Parquet vs CSV file format

The short answer to why parquet beats CSV at scale: imagine a table with 100 columns and 10 million rows where you want the average of one column. A CSV reader has to walk every byte of all 100 columns in every row to find the one you want. A parquet reader fetches the column you asked for and ignores the other 99. Same data, same query, two orders of magnitude less data read. The rest of the post is the mechanism behind that.

Parquet is an open-source columnar file format, originally developed by Cloudera and Twitter and now maintained as Apache Parquet. Pandas, polars, DuckDB, Spark, BigQuery, Athena, Trino, ClickHouse, and Snowflake all read it natively.

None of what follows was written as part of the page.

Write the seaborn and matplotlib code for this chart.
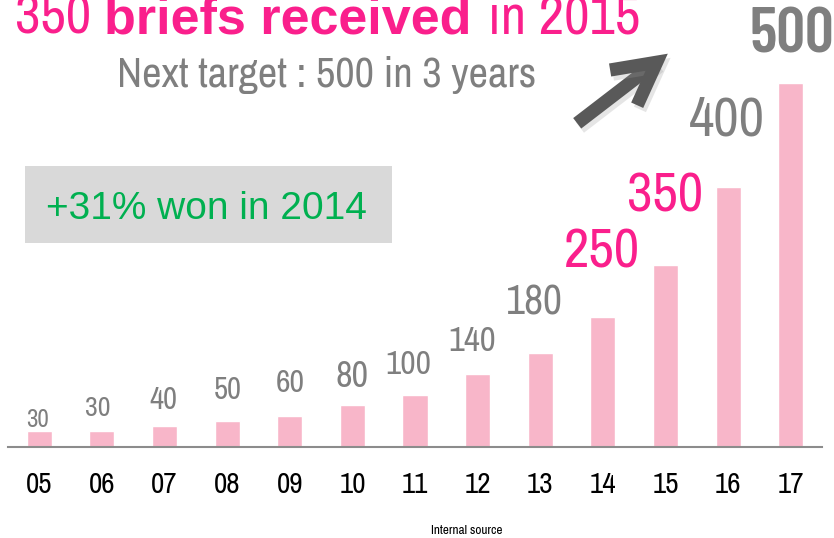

CSV stores one row at a time:

id,name,price
1,foo,12.50
2,bar,9.99

Parquet stores the same data column-wise: all id values together, then all name, then all price, in compressed chunks. A metadata footer at the end of the file lists the schema and the byte offset of every column chunk in every row group:

id:    1, 2
name:  "foo", "bar"
price: 12.50, 9.99

footer: schema + byte offsets per column chunk

Each column is a contiguous chunk a reader can locate via the footer without scanning anything else.

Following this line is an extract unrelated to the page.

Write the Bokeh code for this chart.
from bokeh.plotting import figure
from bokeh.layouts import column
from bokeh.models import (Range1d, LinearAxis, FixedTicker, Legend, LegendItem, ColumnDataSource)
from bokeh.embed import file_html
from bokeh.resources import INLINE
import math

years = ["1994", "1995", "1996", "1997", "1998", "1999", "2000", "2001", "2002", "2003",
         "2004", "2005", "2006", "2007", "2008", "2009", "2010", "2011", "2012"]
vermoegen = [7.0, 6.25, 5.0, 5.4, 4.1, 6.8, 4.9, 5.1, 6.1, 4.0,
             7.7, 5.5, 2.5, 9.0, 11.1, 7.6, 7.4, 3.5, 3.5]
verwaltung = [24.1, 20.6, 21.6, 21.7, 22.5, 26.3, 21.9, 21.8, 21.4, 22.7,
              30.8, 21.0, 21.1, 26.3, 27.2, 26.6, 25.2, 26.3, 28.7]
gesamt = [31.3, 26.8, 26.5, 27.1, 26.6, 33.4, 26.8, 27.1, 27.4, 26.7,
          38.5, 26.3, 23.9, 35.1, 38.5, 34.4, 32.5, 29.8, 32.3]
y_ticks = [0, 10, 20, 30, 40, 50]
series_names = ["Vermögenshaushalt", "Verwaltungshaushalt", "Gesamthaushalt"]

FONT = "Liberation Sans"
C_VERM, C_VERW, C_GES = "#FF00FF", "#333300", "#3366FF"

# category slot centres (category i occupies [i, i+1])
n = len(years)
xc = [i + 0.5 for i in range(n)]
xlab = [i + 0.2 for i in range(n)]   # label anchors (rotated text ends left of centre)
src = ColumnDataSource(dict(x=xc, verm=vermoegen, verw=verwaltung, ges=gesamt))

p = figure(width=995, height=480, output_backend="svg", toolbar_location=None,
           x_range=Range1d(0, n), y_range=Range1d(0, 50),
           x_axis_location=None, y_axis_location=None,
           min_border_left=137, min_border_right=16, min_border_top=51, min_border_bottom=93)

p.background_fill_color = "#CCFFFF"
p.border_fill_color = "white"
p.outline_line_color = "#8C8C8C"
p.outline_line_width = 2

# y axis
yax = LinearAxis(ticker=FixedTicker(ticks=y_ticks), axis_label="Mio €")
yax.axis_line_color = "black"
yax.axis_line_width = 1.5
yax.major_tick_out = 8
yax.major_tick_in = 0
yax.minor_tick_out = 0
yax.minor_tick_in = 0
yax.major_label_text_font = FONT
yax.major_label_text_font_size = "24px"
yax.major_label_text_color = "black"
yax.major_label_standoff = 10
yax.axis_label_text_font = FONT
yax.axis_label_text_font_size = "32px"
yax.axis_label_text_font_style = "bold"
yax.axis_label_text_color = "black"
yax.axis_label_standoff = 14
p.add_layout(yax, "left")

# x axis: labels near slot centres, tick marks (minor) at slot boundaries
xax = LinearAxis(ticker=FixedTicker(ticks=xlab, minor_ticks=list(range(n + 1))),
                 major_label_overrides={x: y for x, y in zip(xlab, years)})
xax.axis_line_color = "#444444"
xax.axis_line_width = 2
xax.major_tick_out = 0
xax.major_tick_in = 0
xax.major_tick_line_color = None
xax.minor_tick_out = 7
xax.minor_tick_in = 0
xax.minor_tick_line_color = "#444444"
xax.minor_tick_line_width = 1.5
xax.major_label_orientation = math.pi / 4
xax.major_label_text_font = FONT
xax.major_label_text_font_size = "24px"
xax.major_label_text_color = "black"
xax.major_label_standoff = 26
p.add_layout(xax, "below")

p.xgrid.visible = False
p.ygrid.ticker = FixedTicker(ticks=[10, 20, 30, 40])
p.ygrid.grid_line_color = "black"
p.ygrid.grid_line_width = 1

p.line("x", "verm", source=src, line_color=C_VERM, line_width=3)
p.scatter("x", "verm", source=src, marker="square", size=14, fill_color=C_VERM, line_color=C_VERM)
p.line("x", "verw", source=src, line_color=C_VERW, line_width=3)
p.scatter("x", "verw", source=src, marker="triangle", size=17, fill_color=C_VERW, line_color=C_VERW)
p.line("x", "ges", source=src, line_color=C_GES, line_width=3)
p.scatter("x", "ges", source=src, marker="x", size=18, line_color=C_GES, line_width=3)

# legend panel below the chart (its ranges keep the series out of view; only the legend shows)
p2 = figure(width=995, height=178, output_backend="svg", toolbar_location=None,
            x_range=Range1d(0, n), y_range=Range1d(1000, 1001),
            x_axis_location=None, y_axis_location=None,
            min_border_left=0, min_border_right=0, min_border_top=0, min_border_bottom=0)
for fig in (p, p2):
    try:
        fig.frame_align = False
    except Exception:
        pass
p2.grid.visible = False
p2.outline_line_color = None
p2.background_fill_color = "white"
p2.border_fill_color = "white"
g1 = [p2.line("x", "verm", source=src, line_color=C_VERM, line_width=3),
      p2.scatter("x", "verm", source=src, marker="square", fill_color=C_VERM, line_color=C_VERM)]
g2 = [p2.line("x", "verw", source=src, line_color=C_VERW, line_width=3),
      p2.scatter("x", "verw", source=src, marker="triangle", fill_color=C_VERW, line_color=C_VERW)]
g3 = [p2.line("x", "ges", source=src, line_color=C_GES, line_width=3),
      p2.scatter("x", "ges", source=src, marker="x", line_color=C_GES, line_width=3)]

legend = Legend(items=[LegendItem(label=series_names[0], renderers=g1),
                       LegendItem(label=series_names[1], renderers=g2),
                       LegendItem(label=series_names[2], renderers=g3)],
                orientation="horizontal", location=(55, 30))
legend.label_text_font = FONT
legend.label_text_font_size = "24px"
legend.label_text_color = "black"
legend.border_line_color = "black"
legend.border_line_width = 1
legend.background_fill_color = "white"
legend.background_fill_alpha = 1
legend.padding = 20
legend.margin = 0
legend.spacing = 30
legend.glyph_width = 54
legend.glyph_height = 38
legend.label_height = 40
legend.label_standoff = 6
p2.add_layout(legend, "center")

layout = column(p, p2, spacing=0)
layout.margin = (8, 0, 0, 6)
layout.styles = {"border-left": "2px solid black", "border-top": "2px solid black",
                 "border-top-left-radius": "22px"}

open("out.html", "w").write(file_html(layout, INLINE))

On a large file, that layout pays off three ways:

  1. Queries get cheaper. A query that wants one column reads only that column. The footer tells the reader exactly where the column lives, so it jumps straight there. CSV makes the reader walk every row, character by character, to skip the columns it does not want.
  2. Files get smaller. Compression runs per column. A column of prices is all numbers in a row; a column of timestamps is all timestamps. Type-aware codecs like delta and zstd compress that tightly. CSV’s per-byte compression sees a row of mixed numbers, strings, and delimiters and has less structure to work with.
  3. Files become queryable over HTTP. A reader fetches the footer first, learns where the columns live, then range-requests only the byte ranges it needs. This is what makes DuckDB-WASM in the browser able to answer SQL questions against a 360 MB parquet on S3 without downloading the file.

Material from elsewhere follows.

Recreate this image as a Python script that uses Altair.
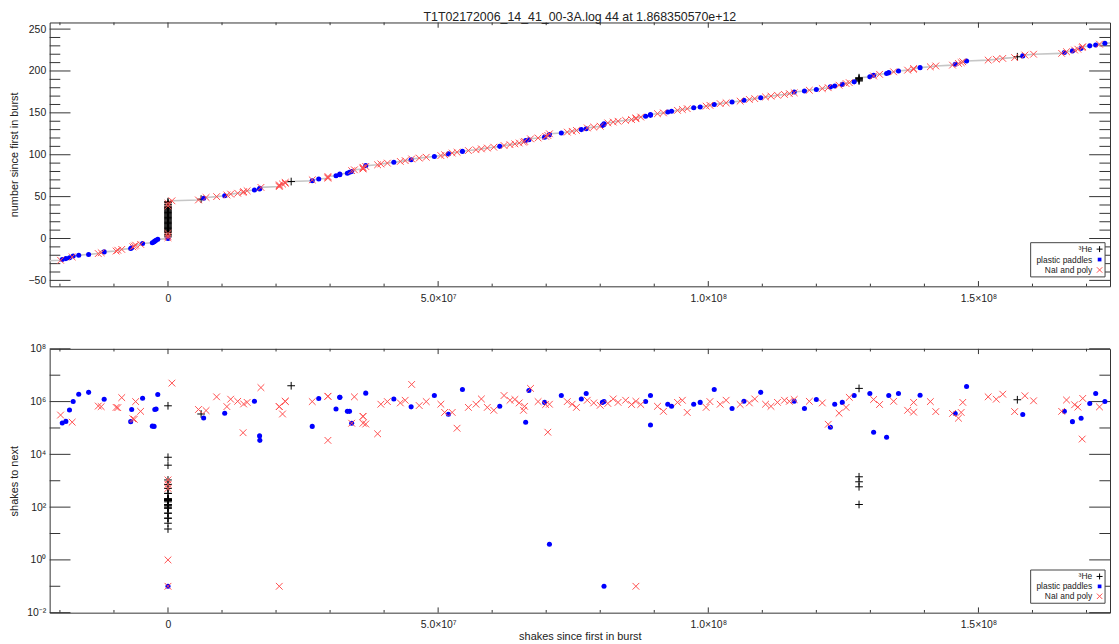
import altair as alt
import numpy as np
import pandas as pd

FONT = "Liberation Sans"
TITLE = "T1T02172006_14_41_00-3A.log 44 at 1.868350570e+12"
FRAME = "#333333"
KIND_NAMES = {"H": "³He", "P": "plastic paddles", "N": "NaI and poly"}
LEGEND_ORDER = ["H", "P", "N"]

# ---- events -------------------------------------------------------------
# x: shakes since first in burst, in units of 1e6 shakes
# kind: H = 3He, P = plastic paddles, N = NaI and poly
# glog: log10(shakes to next)

# before the burst
pre_x = [-23.5, -19.88, -19.57, -18.9, -18.23, -17.73, -17.55, -16.52, -14.69,
         -12.9, -12.36, -11.81, -9.6, -9.29, -8.56, -6.90, -6.72, -6.5, -6.24,
         -5.99, -5.07, -4.70, -2.9, -2.57, -2.44, -2.2, -1.89]
pre_kind = "NNPPPNPPPNNPNNNPPNNNNPPPPPP"
pre_glog = [5.9, 5.49, 5.19, 5.25, 5.68, 5.22, 6.00, 6.28, 6.35, 5.83, 5.81, 6.09,
            5.78, 5.77, 6.15, 5.24, 5.70, 5.35, 5.33, 6.00, 5.63, 6.13, 5.07, 5.06,
            5.70, 5.72, 6.27]

# the burst itself (all at the first-in-burst time)
burst_x = [0.0, 0.0, 0.0, 0.0, 0.0, 0.0, 0.0, 0.0, 0.0, 0.0,
           0.0, 0.0, 0.0, 0.0, 0.0, 0.0, 0.0, 0.0, 0.0, 0.0,
           0.0, 0.0, 0.0, 0.0, 0.0, 0.0, 0.0, 0.0, 0.0, 0.0,
           0.0, 0.0, 0.0, 0.0, 0.0, 0.0, 0.0, 0.0, 0.0, 0.0,
           0.0, 0.0, 0.0, 0.0, 0.0]
burst_kind = "PNHNHHNHHHHHHHHHHHHHHHHHHHHHHHHHHHHHHHHNHHNHH"
burst_glog = [-1.0, -1.0, 2.27, 0.0, 2.09, 1.96, 3.03,
              2.27, 1.77, 2.27, 1.58, 2.52, 2.20, 1.39, 2.27, 2.30, 1.17,
              2.27, 2.71, 2.05, 2.25, 3.03, 2.32, 1.96, 2.27, 2.86, 2.09,
              3.59, 2.27, 2.30, 1.77, 2.24, 2.52, 2.27, 3.89, 2.09, 2.27,
              1.58, 2.30,
              2.86, 2.27, 2.00, 2.71, 2.27, 5.84]

# after the burst, up to ~4e7
early_x = [0.73, 5.64, 6.13, 6.60, 7.05, 9.00, 10.5, 10.9, 11.6, 12.9, 13.9, 14.0,
           14.65, 16.0, 16.95, 17.0, 17.2, 20.6, 20.6, 20.6, 21.2, 21.7, 21.7, 22.8,
           26.7, 26.7, 27.9, 29.6, 29.6, 29.6, 31.1, 31.8, 31.8, 33.2, 33.6, 34.0,
           34.0, 34.5, 36.1, 36.1, 36.1, 36.6, 36.6, 38.8]
early_kind = "NNHPNNPNNNNNNPPPNNNNNNNHPNPNNNPPPPPPNNNNNNPN"
early_glog = [6.70, 5.70, 5.53, 5.38, 5.66, 6.18, 5.56, 5.81, 6.09, 6.01,
              4.82, 5.91, 5.97, 6.01, 4.70, 4.53, 6.53, 5.81, -1.0, 5.81,
              5.53, 6.01, 6.01, 6.60, 5.06, 6.00, 6.12, 6.20, 4.53, 6.20,
              5.72, 6.16, 6.16, 5.63, 5.63, 5.18, 5.18, 6.18, 5.44, 5.18,
              5.44, 5.15, 6.32, 4.78]

# ~4e7 .. 1.48e8
mid_x = [39.4, 40.6, 41.8, 43.0, 43.9, 45.0, 45.1, 46.5, 47.8, 49.3, 50.5, 51.2,
         51.9, 52.6, 53.5, 54.5, 55.6,
         57.0, 58.0, 59.1, 60.3, 61.4, 62.2, 63.3, 64.2, 65.0, 65.8, 66.0, 66.2,
         66.8, 67.1, 68.5, 69.7, 69.9, 70.3, 70.6, 70.6, 72.8,
         73.9, 74.8, 75.6, 76.5, 77.4, 77.6, 78.8, 80.0, 80.4, 80.7, 80.7, 81.4,
         82.4, 83.3, 84.7, 85.8, 86.6, 86.6, 87.5, 88.4, 89.3, 89.3, 90.6, 91.7,
         92.5, 93.2, 94.3, 95.2, 96.1, 97.3, 98.5, 99.6,
         100.3, 101.1, 102.2, 103.3, 104.4, 105.9, 106.6, 107.6, 108.6, 109.7,
         110.6, 111.6, 112.8, 114.1, 115.0, 115.9, 115.9, 117.8, 118.7, 120.0,
         121.1, 122.2, 122.6, 123.4, 124.2, 124.8, 125.5, 126.1, 127.0,
         127.9, 127.9, 127.9, 127.9, 127.9,
         129.9, 130.6, 130.6, 131.7, 133.0, 133.4, 134.3, 135.2, 136.9, 138.0,
         138.0, 139.2, 141.1, 142.1, 145.2, 145.7, 146.3, 146.8, 147.1]
mid_kind = ("NNPNNPNNNPNNPNNPN"
            "NNNNPNNNNNNPPNNPNNPNP"
            "NNNPPNNNPPPNNNNNNNNPPPNNPPNNNPPN"
            "NPNNPNPNNPNNNNNNPPNPNNPPNPNNP"
            "HHHHH"
            "PNPNPPNPNNNPNNNPNNN")
mid_glog = [5.90, 6.00, 6.10, 5.95, 6.05, 5.80, 6.65, 5.85, 6.00, 6.23, 5.90, 5.59,
            5.52, 5.59, 4.99, 6.46, 5.78,
            5.90, 6.10, 5.78, 5.67, 5.82, 6.23, 6.05, 6.08, 5.95, 5.67, 5.82, 5.22,
            6.42, 6.50, 6.00, 5.97, 5.89, 4.84, 0.59, 5.90, 6.23,
            6.00, 5.90, 5.78, 6.10, 6.31, 6.05, 5.95, 5.86, 5.97, -1.0, 6.00, 5.93,
            6.10, 5.97, 6.05, 5.89, -1.0, 6.01, 5.89, 6.00, 5.11, 6.23, 5.82, 5.63,
            5.90, 5.82, 5.97, 6.05, 5.59, 5.90, 5.97, 5.78,
            6.00, 6.46, 5.90, 6.05, 5.74, 5.89, 6.01, 5.95, 6.10, 6.35,
            5.90, 5.82, 5.97, 6.05, 6.01, 6.08, 6.01, 5.74, 6.01, 6.08,
            5.95, 5.14, 5.03, 5.90, 5.56, 5.97, 5.78, 6.16, 6.23,
            3.15, 2.96, 2.77, 2.10, 6.50,
            6.31, 6.08, 4.84, 5.89, 4.65, 6.23, 6.01, 6.31, 5.67, 5.97,
            5.60, 6.24, 6.00, 5.62, 5.55, 5.55, 5.37, 5.59, 5.97]

# the last stretch
late_x = [147.8, 151.8, 153.3, 154.5, 156.7, 157.2, 158.2, 158.6, 160.2, 165.4,
          165.9, 166.3, 167.4, 167.8, 168.4, 169.0, 169.2, 169.3, 170.6, 171.7,
          172.4, 173.4, 175.5]
late_kind = "PNNNNHPNNNPNPNNPNNPPNPP"
late_glog = [6.57, 6.18, 6.09, 6.28, 5.62, 6.07, 5.51, 6.22, 6.03, 5.63,
             5.63, 6.06, 5.24, 5.88, 5.79, 5.37, 4.58, 6.12, 5.93, 6.31,
             5.80, 6.00, 6.00]

# axis ticks
x_major = [0, 50, 100, 150]
x_minor = [-20, -10, 10, 20, 30, 40, 60, 70, 80, 90, 110, 120, 130, 140, 160, 170]
ytop_major = [-50, 0, 50, 100, 150, 200, 250]
ytop_minor = [-40, -30, -20, -10, 10, 20, 30, 40, 60, 70, 80, 90, 110, 120, 130,
              140, 160, 170, 180, 190, 210, 220, 230, 240]
ybot_major = [1e-2, 1e0, 1e2, 1e4, 1e6, 1e8]
ybot_minor = [1e-1, 1e1, 1e3, 1e5, 1e7]

# ---- assemble --------------------------------------------------------------
xs = pre_x + burst_x + early_x + mid_x + late_x
ks = list(pre_kind + burst_kind + early_kind + mid_kind + late_kind)
gl = pre_glog + burst_glog + early_glog + mid_glog + late_glog
assert len(xs) == len(ks) == len(gl), (len(xs), len(ks), len(gl))

df = pd.DataFrame({"x": xs, "kind": ks, "glog": gl})
n_before = len(pre_x)                       # events before the first in burst
df["idx"] = np.arange(len(df)) - n_before   # "number since first in burst"
df["gap"] = 10.0 ** df["glog"]              # "shakes to next"

W, H = 1069, 266
XS = alt.Scale(domain=[-21.9, 174.35], nice=False, zero=False)
YS_TOP = alt.Scale(domain=[-57.1, 257.9], nice=False, zero=False)
YS_BOT = alt.Scale(type="log", domain=[0.01, 1e8], nice=False)

PLUS = "M-1,0L1,0M0,-1L0,1"
XMARK = "M-1,-1L1,1M-1,1L1,-1"
BLUE = "#0000ff"
RED = "#ff4f4f"

XLABELS = ("datum.value == 0 ? '0' : datum.value == 50 ? '5.0×10⁷' : "
           "datum.value == 100 ? '1.0×10⁸' : '1.5×10⁸'")
YLOGLABELS = ("datum.value < 0.05 ? '10⁻²' : datum.value < 5 ? '10⁰' : "
              "datum.value < 500 ? '10²' : datum.value < 50000 ? '10⁴' : "
              "datum.value < 5e6 ? '10⁶' : '10⁸'")


def x_axis(title):
    kw = dict(values=x_major, labelExpr=XLABELS, ticks=False, tickSize=0,
              domain=False, grid=False, labelPadding=7, labelFontSize=10.5)
    if title:
        return alt.Axis(title=title, titleFontSize=11, titleY=24,
                        titleBaseline="middle", **kw)
    return alt.Axis(title=None, **kw)


def y_axis(title, values, label_expr=None):
    kw = dict(values=values, ticks=False, tickSize=0, domain=False, grid=False,
              labelPadding=4, labelFontSize=10.5, title=title, titleFontSize=11,
              titleAngle=270, titleX=-35, titleY=H / 2, titleAlign="center",
              titleBaseline="middle")
    if label_expr:
        kw["labelExpr"] = label_expr
    return alt.Axis(**kw)


def one_row():
    return alt.Chart(pd.DataFrame({"k": [0]}))


def tick_layers(yscale, ymaj, ymin, xax, yax):
    out = []
    for vals, ln in ((x_major, 5.3), (x_minor, 2.7)):
        d = pd.DataFrame({"x": vals})
        for y0, y1 in ((0, ln), (H, H - ln)):
            out.append(alt.Chart(d).mark_rule(color=FRAME, strokeWidth=1).encode(
                x=alt.X("x:Q", scale=XS, axis=xax, title=None),
                y=alt.value(y0), y2=alt.value(y1)))
    for vals, ln in ((ymaj, 21), (ymin, 10.7)):
        d = pd.DataFrame({"yv": vals})
        for x0, x1 in ((0, ln), (W, W - ln)):
            out.append(alt.Chart(d).mark_rule(color=FRAME, strokeWidth=1).encode(
                y=alt.Y("yv:Q", scale=yscale, axis=yax),
                x=alt.value(x0), x2=alt.value(x1)))
    return out


def legend_layers(rows):
    out = [one_row().mark_rect(fill="white", stroke="#444444", strokeWidth=1).encode(
        x=alt.value(989), x2=alt.value(1064), y=alt.value(rows[0] - 6.5),
        y2=alt.value(rows[2] + 7))]
    for k, ry in zip(LEGEND_ORDER, rows):
        out.append(one_row().mark_text(align="right", baseline="middle", fontSize=8.5,
                                       font=FONT, color="#222222").encode(
            x=alt.value(1051), y=alt.value(ry), text=alt.value(KIND_NAMES[k])))
    out.append(one_row().mark_point(shape=PLUS, filled=False, size=36, strokeWidth=1,
                                    color="black", opacity=1).encode(
        x=alt.value(1058.5), y=alt.value(rows[0])))
    out.append(one_row().mark_square(size=14, color=BLUE, opacity=1).encode(
        x=alt.value(1058.5), y=alt.value(rows[1])))
    out.append(one_row().mark_point(shape=XMARK, filled=False, size=30, strokeWidth=1,
                                    color=RED, opacity=1).encode(
        x=alt.value(1058.5), y=alt.value(rows[2])))
    return out


def data_layers(yfield, yscale, yax, xax, with_line):
    enc = dict(x=alt.X("x:Q", scale=XS, axis=xax, title=None),
               y=alt.Y(f"{yfield}:Q", scale=yscale, axis=yax))
    base = alt.Chart(df)
    out = []
    if with_line:
        out.append(base.mark_line(color="#c6c6c6", strokeWidth=1.6, clip=True).encode(
            order=alt.Order("idx:Q"), **enc))
    out.append(base.transform_filter(alt.datum.kind == "H").mark_point(
        shape=PLUS, filled=False, size=60, strokeWidth=1, color="black", opacity=1,
        clip=True).encode(**enc))
    out.append(base.transform_filter(alt.datum.kind == "P").mark_circle(
        size=26, color=BLUE, opacity=1, clip=True).encode(**enc))
    out.append(base.transform_filter(alt.datum.kind == "N").mark_point(
        shape=XMARK, filled=False, size=46, strokeWidth=1, color=RED, opacity=1,
        clip=True).encode(**enc))
    return out


xax_top = x_axis(None)
yax_top = y_axis("number since first in burst", ytop_major)
xax_bot = x_axis("shakes since first in burst")
yax_bot = y_axis("shakes to next", ybot_major, YLOGLABELS)

top = alt.layer(
    *tick_layers(YS_TOP, ytop_major, ytop_minor, xax_top, yax_top),
    *data_layers("idx", YS_TOP, yax_top, xax_top, True),
    *legend_layers([228.5, 239, 249.5]),
).properties(
    width=W, height=H,
    title=alt.TitleParams(text=TITLE, fontSize=12.5, font=FONT, fontWeight="normal",
                          color="#222222", anchor="middle", frame="group", offset=-2),
)

bottom = alt.layer(
    *tick_layers(YS_BOT, ybot_major, ybot_minor, xax_bot, yax_bot),
    *data_layers("gap", YS_BOT, yax_bot, xax_bot, False),
    *legend_layers([229.5, 239.5, 249.5]),
).properties(width=W, height=H)

chart = alt.vconcat(top, bottom, spacing=39).properties(padding=0).configure_axis(
    labelFont=FONT, titleFont=FONT, labelColor="#222222", titleColor="#222222",
    titleFontWeight="normal",
).configure_view(stroke=FRAME, strokeWidth=1)

chart.save("out.html", embed_options={"renderer": "svg", "actions": False})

AWS measured this directly on a TPC-H benchmark in Amazon Athena: the same query took 2.1 seconds scanning 2.0 GB against a parquet table, against 11.9 seconds scanning 23.7 GB on the equivalent gzipped CSV (AWS Athena performance tuning). With the parquet sorted on the filter column the same query dropped to 1.1 seconds scanning 38.8 MB.

CSV is fine for a few thousand rows you’ll open in a spreadsheet. Past that, the analytical tooling defaults to parquet because the bytes-on-disk and bytes-on-the-wire numbers stop being comparable.